## Begin RECORDS TO PROCESS

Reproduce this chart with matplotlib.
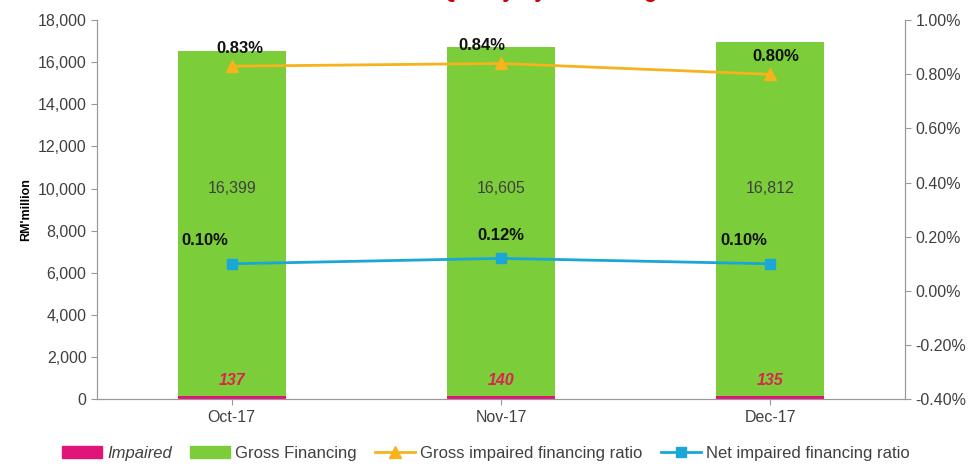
# Gross financing and impaired ratios chart
import matplotlib.pyplot as plt
from matplotlib.ticker import FuncFormatter
from matplotlib.lines import Line2D
from matplotlib.patches import Patch

plt.rcParams['font.family'] = ['Liberation Sans', 'DejaVu Sans']

months = ['Oct-17', 'Nov-17', 'Dec-17']
impaired = [137, 140, 135]
gross_financing = [16399, 16605, 16812]
gross_ratio = [0.83, 0.84, 0.80]
net_ratio = [0.10, 0.12, 0.10]

green = '#7ccd3a'
pink = '#e0157a'
orange = '#f6b31c'
blue = '#1aa7d8'
gray = '#404040'

fig = plt.figure(figsize=(9.72, 4.69), dpi=100)
ax = fig.add_axes([0.0998, 0.149, 0.8312, 0.808])
x = range(len(months))

ax.bar(x, impaired, width=0.4, color=pink)
ax.bar(x, gross_financing, width=0.4, bottom=impaired, color=green)
ax.set_xlim(-0.5, 2.5)
ax.set_ylim(0, 18000)
ax.set_yticks(range(0, 18001, 2000))
ax.yaxis.set_major_formatter(FuncFormatter(lambda v, p: f'{int(v):,}'))
ax.set_xticks(list(x))
ax.set_xticklabels(months)
ax.set_ylabel("RM'million", fontsize=9, fontweight='bold')
ax.tick_params(labelsize=11.5, colors=gray, length=4, color='#999999')

for i in x:
    ax.text(i, 10000, f'{gross_financing[i]:,}', ha='center', va='center',
            fontsize=11.5, color=gray)
    ax.text(i, 900, str(impaired[i]), ha='center', va='center', fontsize=11.5,
            color='#d9254f', style='italic', fontweight='bold')

ax.spines['top'].set_visible(False)
for s in ['left', 'bottom', 'right']:
    ax.spines[s].set_color('#999999')

ax2 = ax.twinx()
ax2.plot(x, gross_ratio, color=orange, marker='^', markersize=8, linewidth=2)
ax2.plot(x, net_ratio, color=blue, marker='s', markersize=7, linewidth=2)
ax2.set_ylim(-0.4, 1.0)
ax2.set_yticks([-0.4, -0.2, 0.0, 0.2, 0.4, 0.6, 0.8, 1.0])
ax2.yaxis.set_major_formatter(FuncFormatter(lambda v, p: f'{v:.2f}%'))
ax2.tick_params(labelsize=11.5, colors=gray, length=4, color='#999999')
ax2.spines['top'].set_visible(False)
for s in ['left', 'bottom', 'right']:
    ax2.spines[s].set_color('#999999')

gross_dx = [0.03, -0.07, 0.02]
net_dx = [-0.1, 0.0, -0.1]
for i in x:
    ax2.text(i + gross_dx[i], gross_ratio[i] + 0.065, f'{gross_ratio[i]:.2f}%',
             ha='center', va='center', fontsize=12, fontweight='bold', color='#111111')
    ax2.text(i + net_dx[i], net_ratio[i] + 0.085, f'{net_ratio[i]:.2f}%',
             ha='center', va='center', fontsize=12, fontweight='bold', color='#111111')

# title is cropped off in the original, only descenders remain
fig.text(0.53, 1.006, 'Asset Quality by Financing', ha='center', va='baseline',
         fontsize=16, fontweight='bold', color='#cc0000')

handles = [Patch(color=pink), Patch(color=green),
           Line2D([], [], color=orange, marker='^', linewidth=2, markersize=8),
           Line2D([], [], color=blue, marker='s', linewidth=2, markersize=7)]
labels = ['Impaired', 'Gross Financing', 'Gross impaired financing ratio',
          'Net impaired financing ratio']
leg = fig.legend(handles, labels, loc='lower center', bbox_to_anchor=(0.5, -0.015),
                 ncol=4, frameon=False, fontsize=12, handlelength=2.4,
                 handletextpad=0.3, columnspacing=1.1)
for t in leg.get_texts():
    t.set_color(gray)
leg.get_texts()[0].set_style('italic')

fig.savefig('out.png', dpi=100)
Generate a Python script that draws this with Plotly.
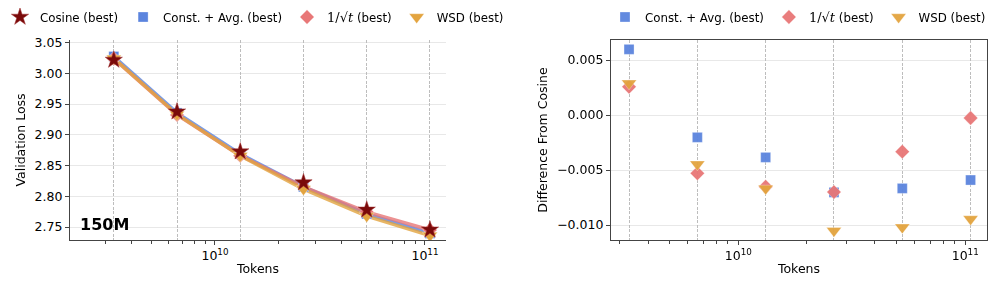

## End RECORDS TO PROCESS

### AIM
Give back exactly the lines from the top of the records to the line containing "from matplotlib.patches import Patch", both included, and no pictures.

### RESPONSE
Reproduce this chart with matplotlib.
# Gross financing and impaired ratios chart
import matplotlib.pyplot as plt
from matplotlib.ticker import FuncFormatter
from matplotlib.lines import Line2D
from matplotlib.patches import Patch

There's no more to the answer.